DATA EXTRACT start
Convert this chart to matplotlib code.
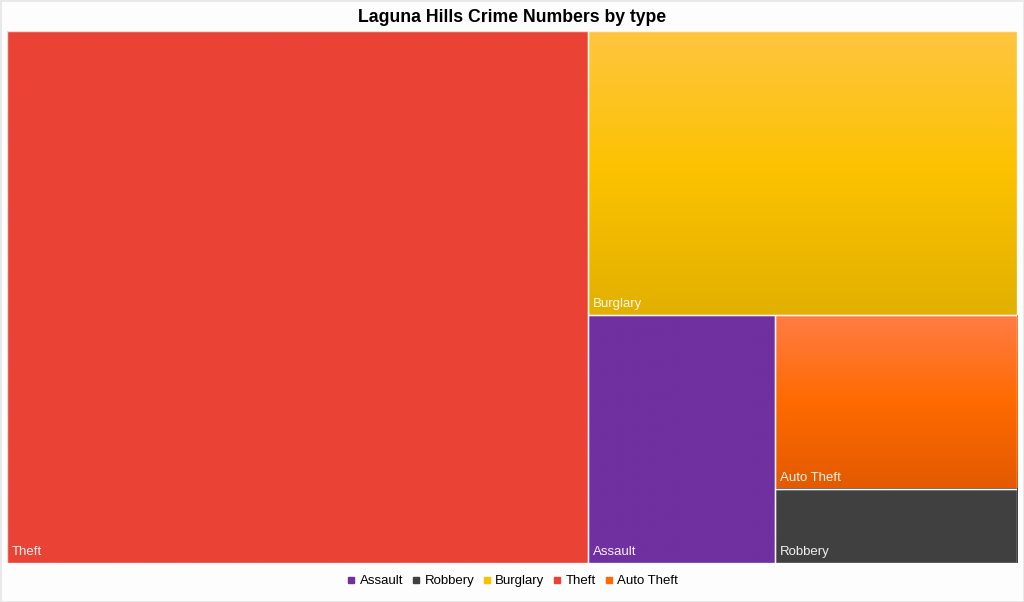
import matplotlib
matplotlib.use("Agg")
import matplotlib.pyplot as plt
import numpy as np
from matplotlib.patches import Rectangle
from matplotlib.colors import LinearSegmentedColormap
from matplotlib.lines import Line2D

plt.rcParams['font.family'] = ['Liberation Sans', 'DejaVu Sans']

title = "Laguna Hills Crime Numbers by type"
categories = ["Theft", "Burglary", "Assault", "Auto Theft", "Robbery"]
values = [515, 203, 77, 70, 30]
legend_order = ["Assault", "Robbery", "Burglary", "Theft", "Auto Theft"]
colors = {
    "Theft": ["#EA4335", "#EA4335", "#EA4335"],
    "Burglary": ["#FFC540", "#FCC200", "#E2B000"],
    "Assault": ["#7030A0", "#7030A0", "#7030A0"],
    "Auto Theft": ["#FF7C45", "#FF6A00", "#E35A00"],
    "Robbery": ["#404040", "#404040", "#404040"],
}
legend_colors = {"Assault": "#7030A0", "Robbery": "#404040", "Burglary": "#FBC000",
                 "Theft": "#EA4335", "Auto Theft": "#FF6A00"}

W, H = 1010.0, 532.0


def worst(row, side):
    s = sum(row)
    return max(max(side * side * r / (s * s), (s * s) / (side * side * r)) for r in row)


def layout_row(row, x, y, w, h):
    s = sum(row)
    rects = []
    if w >= h:
        cw = s / h
        cy = y
        for r in row:
            rh = r / cw
            rects.append((x, cy, cw, rh))
            cy += rh
        return rects, (x + cw, y, w - cw, h)
    else:
        rh = s / w
        cx = x
        for r in row:
            rw = r / rh
            rects.append((cx, y, rw, rh))
            cx += rw
        return rects, (x, y + rh, w, h - rh)


def squarify(vals, x, y, w, h):
    total = sum(vals)
    areas = [v * w * h / total for v in vals]
    rects = []
    rect = (x, y, w, h)
    i = 0
    while i < len(areas):
        side = min(rect[2], rect[3])
        row = [areas[i]]
        i += 1
        while i < len(areas) and worst(row + [areas[i]], side) <= worst(row, side):
            row.append(areas[i])
            i += 1
        r, rect = layout_row(row, *rect)
        rects.extend(r)
    return rects


# y measured from top (0) downward
rects = squarify(values, 0, 0, W, H)

fig = plt.figure(figsize=(10.24, 6.02), dpi=100, facecolor="#FDFDFD")
ax = fig.add_axes([7 / 1024, 39 / 602, 1010 / 1024, 532 / 602])
ax.set_xlim(0, W)
ax.set_ylim(H, 0)
ax.axis("off")

for cat, (x, y, w, h) in zip(categories, rects):
    cmap = LinearSegmentedColormap.from_list(cat, colors[cat])
    grad = np.linspace(0, 1, 256).reshape(-1, 1)
    ax.imshow(grad, cmap=cmap, extent=(x, x + w, y + h, y), aspect="auto",
              interpolation="bilinear", zorder=1)
    ax.add_patch(Rectangle((x, y), w, h, fill=False, edgecolor="white",
                           linewidth=1.0, alpha=0.8, zorder=2))
    ax.text(x + 5, y + h - 5, cat, color="white", fontsize=9.5, alpha=0.92,
            ha="left", va="bottom", zorder=3)

ax.set_xlim(0, W)
ax.set_ylim(H, 0)

fig.text(0.5, 1 - 17 / 602, title, ha="center", va="center",
         fontsize=12.7, fontweight="bold", color="black")

handles = [Line2D([0], [0], marker="s", linestyle="none", markersize=5,
                  markerfacecolor=legend_colors[c], markeredgecolor=legend_colors[c])
           for c in legend_order]
fig.legend(handles, legend_order, loc="center", bbox_to_anchor=(0.5, 1 - 581 / 602),
           ncol=5, frameon=False, fontsize=9.5, handletextpad=0.25,
           columnspacing=0.55, handlelength=0.8)

fig.add_artist(Rectangle((0.5 / 1024, 0.5 / 602), 1 - 1 / 1024, 1 - 1 / 602,
                         transform=fig.transFigure, fill=False,
                         edgecolor="#E6E6E6", linewidth=1.2))

fig.savefig("out.png", dpi=100, facecolor=fig.get_facecolor())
DATA EXTRACT end
### [WORK TO DO]
Quote the material in full and exactly; do not carry over its pictures.

### [ANSWER FOR THE TASK]
Convert this chart to matplotlib code.
import matplotlib
matplotlib.use("Agg")
import matplotlib.pyplot as plt
import numpy as np
from matplotlib.patches import Rectangle
from matplotlib.colors import LinearSegmentedColormap
from matplotlib.lines import Line2D

plt.rcParams['font.family'] = ['Liberation Sans', 'DejaVu Sans']

title = "Laguna Hills Crime Numbers by type"
categories = ["Theft", "Burglary", "Assault", "Auto Theft", "Robbery"]
values = [515, 203, 77, 70, 30]
legend_order = ["Assault", "Robbery", "Burglary", "Theft", "Auto Theft"]
colors = {
    "Theft": ["#EA4335", "#EA4335", "#EA4335"],
    "Burglary": ["#FFC540", "#FCC200", "#E2B000"],
    "Assault": ["#7030A0", "#7030A0", "#7030A0"],
    "Auto Theft": ["#FF7C45", "#FF6A00", "#E35A00"],
    "Robbery": ["#404040", "#404040", "#404040"],
}
legend_colors = {"Assault": "#7030A0", "Robbery": "#404040", "Burglary": "#FBC000",
                 "Theft": "#EA4335", "Auto Theft": "#FF6A00"}

W, H = 1010.0, 532.0


def worst(row, side):
    s = sum(row)
    return max(max(side * side * r / (s * s), (s * s) / (side * side * r)) for r in row)


def layout_row(row, x, y, w, h):
    s = sum(row)
    rects = []
    if w >= h:
        cw = s / h
        cy = y
        for r in row:
            rh = r / cw
            rects.append((x, cy, cw, rh))
            cy += rh
        return rects, (x + cw, y, w - cw, h)
    else:
        rh = s / w
        cx = x
        for r in row:
            rw = r / rh
            rects.append((cx, y, rw, rh))
            cx += rw
        return rects, (x, y + rh, w, h - rh)


def squarify(vals, x, y, w, h):
    total = sum(vals)
    areas = [v * w * h / total for v in vals]
    rects = []
    rect = (x, y, w, h)
    i = 0
    while i < len(areas):
        side = min(rect[2], rect[3])
        row = [areas[i]]
        i += 1
        while i < len(areas) and worst(row + [areas[i]], side) <= worst(row, side):
            row.append(areas[i])
            i += 1
        r, rect = layout_row(row, *rect)
        rects.extend(r)
    return rects


# y measured from top (0) downward
rects = squarify(values, 0, 0, W, H)

fig = plt.figure(figsize=(10.24, 6.02), dpi=100, facecolor="#FDFDFD")
ax = fig.add_axes([7 / 1024, 39 / 602, 1010 / 1024, 532 / 602])
ax.set_xlim(0, W)
ax.set_ylim(H, 0)
ax.axis("off")

for cat, (x, y, w, h) in zip(categories, rects):
    cmap = LinearSegmentedColormap.from_list(cat, colors[cat])
    grad = np.linspace(0, 1, 256).reshape(-1, 1)
    ax.imshow(grad, cmap=cmap, extent=(x, x + w, y + h, y), aspect="auto",
              interpolation="bilinear", zorder=1)
    ax.add_patch(Rectangle((x, y), w, h, fill=False, edgecolor="white",
                           linewidth=1.0, alpha=0.8, zorder=2))
    ax.text(x + 5, y + h - 5, cat, color="white", fontsize=9.5, alpha=0.92,
            ha="left", va="bottom", zorder=3)

ax.set_xlim(0, W)
ax.set_ylim(H, 0)

fig.text(0.5, 1 - 17 / 602, title, ha="center", va="center",
         fontsize=12.7, fontweight="bold", color="black")

handles = [Line2D([0], [0], marker="s", linestyle="none", markersize=5,
                  markerfacecolor=legend_colors[c], markeredgecolor=legend_colors[c])
           for c in legend_order]
fig.legend(handles, legend_order, loc="center", bbox_to_anchor=(0.5, 1 - 581 / 602),
           ncol=5, frameon=False, fontsize=9.5, handletextpad=0.25,
           columnspacing=0.55, handlelength=0.8)

fig.add_artist(Rectangle((0.5 / 1024, 0.5 / 602), 1 - 1 / 1024, 1 - 1 / 602,
                         transform=fig.transFigure, fill=False,
                         edgecolor="#E6E6E6", linewidth=1.2))

fig.savefig("out.png", dpi=100, facecolor=fig.get_facecolor())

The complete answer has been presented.